The Tender Offer Memorandum does not constitute an offer to buy or the solicitation of an offer to sell Notes (and tenders of Notes in the Offer will not be accepted from Noteholders) in any circumstances in which such offer or solicitation is unlawful. In those jurisdictions where the securities, blue sky or other laws require the Offer to be made by a licensed broker or dealer and the Dealer Manager or any of its affiliates is such a licensed broker or dealer in any such jurisdiction, the Offer shall be deemed to be made by the Dealer Manager or its affiliate, as the case may be, on behalf of the Company in such jurisdiction.

In addition to the representations referred to above in respect of the United States, each Noteholder participating in the Offer will also be deemed to give certain representations in respect of the other jurisdictions referred to above and generally as set out in "Procedures for Participating in the Offer" in the Tender Offer Memorandum.  Any tender of Notes for purchase pursuant to the Offer from a Noteholder that is unable to make these representations may be rejected.
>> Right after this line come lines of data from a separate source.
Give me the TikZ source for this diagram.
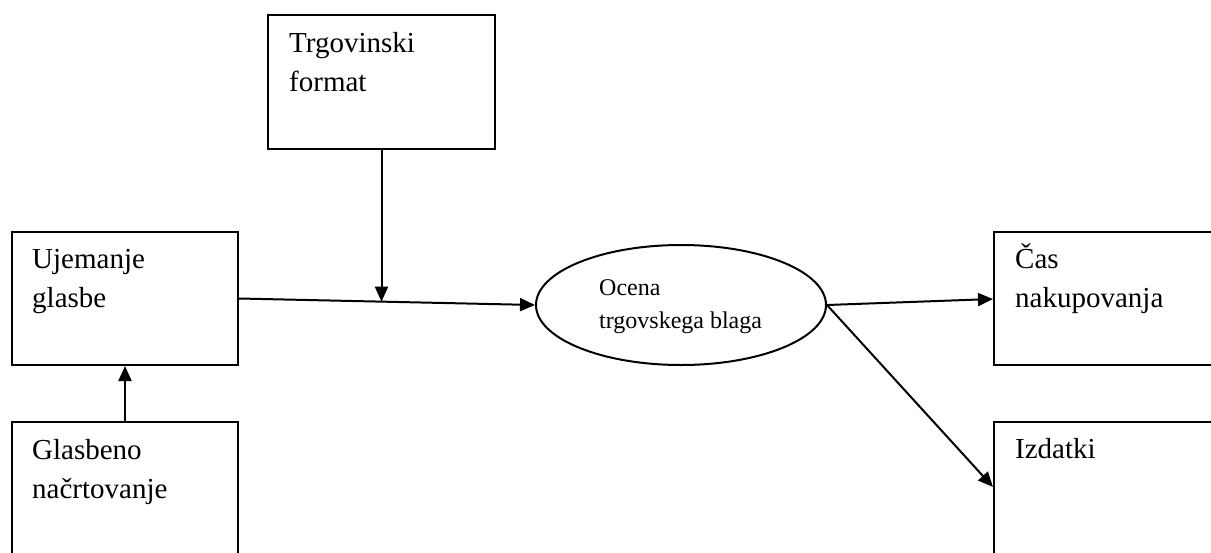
\documentclass[tikz,border=0pt]{standalone}
\usepackage{fontspec}
\setmainfont{Liberation Serif}
\usetikzlibrary{arrows.meta,shapes.geometric,calc}
\tikzset{
  box/.style={draw, line width=2pt, rectangle, anchor=north west, minimum width=227pt, minimum height=134pt, inner sep=0pt},
  oval/.style={draw, line width=2pt, ellipse, minimum width=290pt, minimum height=120pt, inner sep=0pt},
  boxtext/.style={anchor=base west, inner sep=0pt, font=\fontsize{29pt}{39pt}\selectfont},
  ovaltext/.style={anchor=base west, inner sep=0pt, font=\fontsize{24pt}{33pt}\selectfont},
  arr/.style={line width=2pt, -{Triangle[length=15pt,width=13pt]}}
}
\begin{document}
\begin{tikzpicture}[x=1pt,y=-1pt]
\useasboundingbox (0,0) rectangle (1211,552);
\clip (0,0) rectangle (1211,552);
\fill[white] (0,0) rectangle (1211,552);
% boxes
\node[box] (t) at (267,14) {};
\node[box, minimum width=226pt, minimum height=133pt] (u) at (11,231) {};
\node[box, minimum width=226pt] (g) at (11,421) {};
\node[box, minimum height=133pt] (c) at (993,231) {};
\node[box] (i) at (993,421) {};
\node[oval] (e) at (681,305) {};
% texts
\node[boxtext] (tt) at (289,52) {\parbox[t]{200pt}{Trgovinski\\format}};
\node[boxtext] (ut) at (32,268) {\parbox[t]{200pt}{Ujemanje\\glasbe}};
\node[boxtext] (gt) at (32,459) {\parbox[t]{200pt}{Glasbeno\\načrtovanje}};
\node[boxtext] (ct) at (1015,268) {\parbox[t]{200pt}{Čas\\nakupovanja}};
\node[boxtext] (it) at (1015,458) {\parbox[t]{200pt}{Izdatki}};
\node[ovaltext] (et) at (599,295) {\parbox[t]{220pt}{Ocena\\trgovskega blaga}};
% connectors
\coordinate (m) at ($(u.east)!0.485!(e.west)$);
\coordinate (ie) at ($(i.north west)+(0,66)$);
\coordinate (ce) at ($(c.north west)+(0,68)$);
\draw[arr] (g.north) -- (u.south);
\draw[arr] (u.east) -- (e.west);
\draw[arr] (t.south) -- (t.south |- m);
\draw[arr] (e.east) -- (ce);
\draw[arr] (e.east) -- (ie);
\end{tikzpicture}
\end{document}
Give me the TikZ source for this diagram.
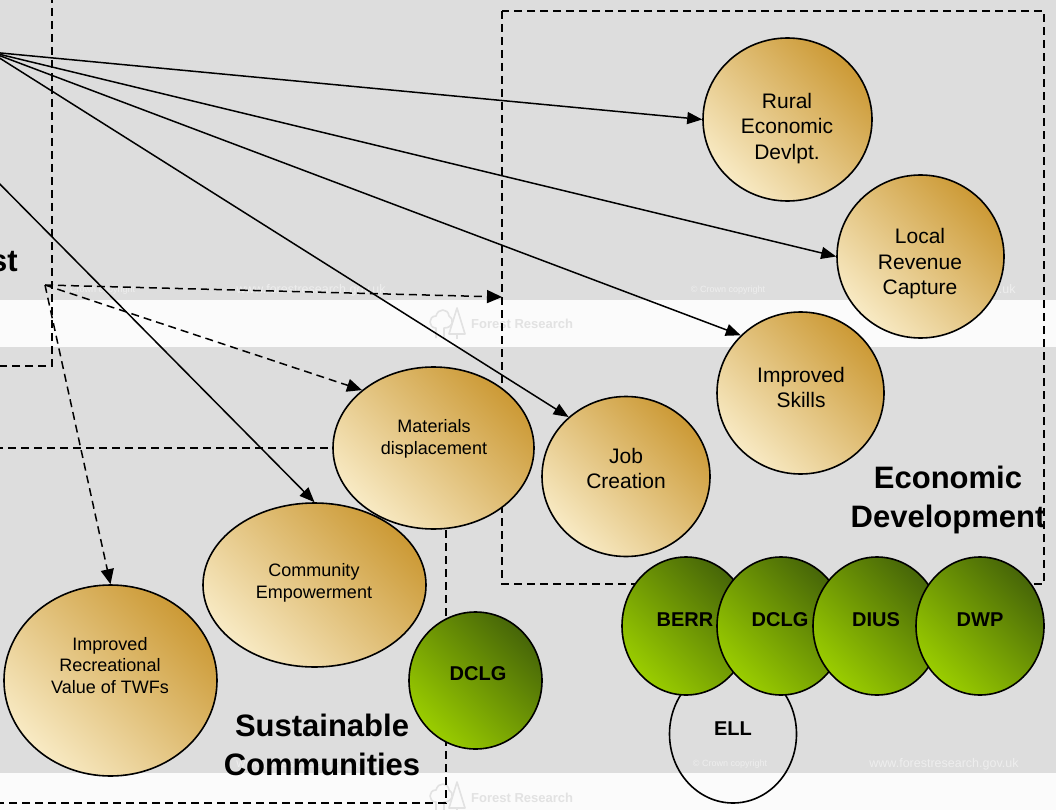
\documentclass[tikz,border=0pt]{standalone}
\usepackage{fontspec}
\setmainfont{Liberation Sans}
\usetikzlibrary{shapes.geometric,arrows.meta}
\definecolor{bggray}{HTML}{DDDDDD}
\definecolor{bandwhite}{HTML}{FBFBFB}
\definecolor{golddark}{HTML}{CC9A36}
\definecolor{goldlight}{HTML}{F8EAC4}
\definecolor{greendark}{HTML}{476608}
\definecolor{greenlight}{HTML}{9ACD00}
\definecolor{wmtext}{HTML}{EEEEEE}
\definecolor{wmlogo}{HTML}{E2E2E2}
\begin{document}
\begin{tikzpicture}[x=1pt,y=-1pt,
  gold/.style={ellipse,draw=black,line width=1.6pt,inner sep=0pt,
     top color=golddark,bottom color=goldlight,shading angle=-45},
  grn/.style={ellipse,draw=black,line width=1.6pt,inner sep=0pt,
     top color=greendark,bottom color=greenlight,shading angle=-45},
  hollow/.style={ellipse,draw=black,line width=1.6pt,inner sep=0pt},
  lbl/.style={align=center,inner sep=0pt,font=\fontsize{21}{25.5}\selectfont},
  lblsm/.style={align=center,inner sep=0pt,font=\fontsize{18}{21.7}\selectfont},
  lblg/.style={inner sep=0pt,font=\fontsize{20}{24}\selectfont\bfseries},
  title/.style={align=center,inner sep=0pt,font=\fontsize{31}{38.5}\selectfont\bfseries},
  boxline/.style={line width=1.5pt,dash pattern=on 8pt off 5pt},
  link/.style={line width=1.5pt,-{Triangle[length=15pt,width=12pt]}},
  dlink/.style={line width=1.5pt,dash pattern=on 8pt off 5pt,-{Triangle[length=15pt,width=13pt]}},
  wmsmall/.style={text=wmtext,inner sep=0pt,font=\fontsize{9}{10}\selectfont},
  wmurl/.style={text=wmtext,inner sep=0pt,font=\fontsize{12.5}{14}\selectfont},
  wmname/.style={text=wmlogo,inner sep=0pt,anchor=west,font=\fontsize{13}{14}\selectfont\bfseries},
  logoline/.style={draw=wmlogo,line width=1.6pt,line join=round}
]
\useasboundingbox (0,0) rectangle (1056,810);
\clip (0,0) rectangle (1056,810);
% background and bands
\fill[bggray] (0,0) rectangle (1056,810);
\fill[bandwhite] (0,300) rectangle (1056,347);
\fill[bandwhite] (0,773) rectangle (1056,810);
% watermarks
\node[wmsmall] (wmc1) at (98,290) {© Crown copyright};
\node[wmurl] (wmu1) at (311,290) {www.forestresearch.gov.uk};
\node[wmsmall] (wmc2) at (728,290) {© Crown copyright};
\node[wmurl] (wmu2) at (941,290) {www.forestresearch.gov.uk};
\node[wmsmall] (wmc3) at (98,764) {© Crown copyright};
\node[wmurl] (wmu3) at (311,764) {www.forestresearch.gov.uk};
\node[wmsmall] (wmc4) at (730,764) {© Crown copyright};
\node[wmurl] (wmu4) at (944,764) {www.forestresearch.gov.uk};
\foreach \yy/\nm in {324/a,798/b}{
  \draw[logoline] (436,\yy+14) -- (436,\yy+4) .. controls (428,\yy+4) and (428,\yy-8) .. (436,\yy-8)
     .. controls (438,\yy-16) and (448,\yy-16) .. (449,\yy-8) .. controls (454,\yy-6) and (454,\yy+4) .. (444,\yy+4) -- (444,\yy+14);
  \draw[logoline] (457,\yy-16) -- (449,\yy+10) -- (465,\yy+10) -- cycle;
  \draw[logoline] (457,\yy+10) -- (457,\yy+15);
  \node[wmname] (logo\nm) at (471,\yy) {Forest Research};
}
% dashed group boxes
\draw[boxline] (52,-5) -- (52,366) -- (-5,366);
\draw[boxline] (502,11) rectangle (1044,584);
\draw[boxline] (-5,448) -- (446,448) -- (446,803) -- (-5,803);
% anchor points
\coordinate (src) at (-10,52);
\coordinate (src2) at (-20,164);
\coordinate (dsrc) at (45,285);
\coordinate (edin) at (502,297);
% outcome ellipses
\node[gold,minimum width=169pt,minimum height=163pt] (rural) at (787.5,119.5) {};
\node[gold,minimum width=167pt,minimum height=163pt] (local) at (920.5,256.5) {};
\node[gold,minimum width=167pt,minimum height=162pt] (skills) at (800.5,393) {};
\node[gold,minimum width=168pt,minimum height=160pt] (job) at (626,476.5) {};
\node[gold,minimum width=201pt,minimum height=162pt] (mat) at (433.5,448) {};
\node[gold,minimum width=223pt,minimum height=164pt] (comm) at (314.5,585) {};
\node[gold,minimum width=213pt,minimum height=191pt] (recr) at (110.5,680.5) {};
% department circles
\node[grn,minimum width=133pt,minimum height=137pt] (dclga) at (475.5,680.5) {};
\node[hollow,minimum width=127pt,minimum height=138pt] (ell) at (733,734) {};
\node[grn,minimum width=128pt,minimum height=138pt] (berr) at (686,626) {};
\node[grn,minimum width=128pt,minimum height=138pt] (dclgb) at (781,626) {};
\node[grn,minimum width=128pt,minimum height=138pt] (dius) at (877,626) {};
\node[grn,minimum width=128pt,minimum height=138pt] (dwp) at (980,626) {};
% labels
\node[lbl] (ruralT) at (787,128.5) {Rural\\Economic\\Devlpt.};
\node[lbl] (localT) at (920,264) {Local\\Revenue\\Capture};
\node[lbl] (skillsT) at (801,387.5) {Improved\\Skills};
\node[lbl] (jobT) at (626,468.5) {Job\\Creation};
\node[lblsm] (matT) at (434,439) {Materials\\displacement};
\node[lblsm] (commT) at (314,582.5) {Community\\Empowerment};
\node[lblsm] (recrT) at (110,665.5) {Improved\\Recreational\\Value of TWFs};
\node[lblg] (dclgaT) at (478,673.5) {DCLG};
\node[lblg] (ellT) at (733,728.5) {ELL};
\node[lblg] (berrT) at (685,620) {BERR};
\node[lblg] (dclgbT) at (780,620) {DCLG};
\node[lblg] (diusT) at (876,620) {DIUS};
\node[lblg] (dwpT) at (980,620) {DWP};
% titles
\node[title] (econT) at (948,500) {Economic\\Development};
\node[title] (sustT) at (322,745) {Sustainable\\Communities};
\node[title,anchor=base east] (forT) at (18,271) {st};
% connectors
\draw[link] (src) -- (rural.west);
\draw[link] (src) -- (local.west);
\draw[link] (src) -- (skills.136);
\draw[link] (src) -- (job.134);
\draw[link] (src2) -- (comm.north);
\draw[dlink] (dsrc) -- (edin);
\draw[dlink] (dsrc) -- (mat.141);
\draw[dlink] (dsrc) -- (recr.north);
\end{tikzpicture}
\end{document}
Each of the Company, the Dealer Manager and the Tender Agent reserves the right, in its absolute discretion (and without prejudice to the relevant Noteholder's responsibility for the representations made by it), to investigate, in relation to any tender of Notes for purchase pursuant to the Offer, whether any such representation given by a Noteholder is correct and, if such investigation is undertaken and as a result the Company determines (for any reason) that such representation is not correct, such tender may be rejected.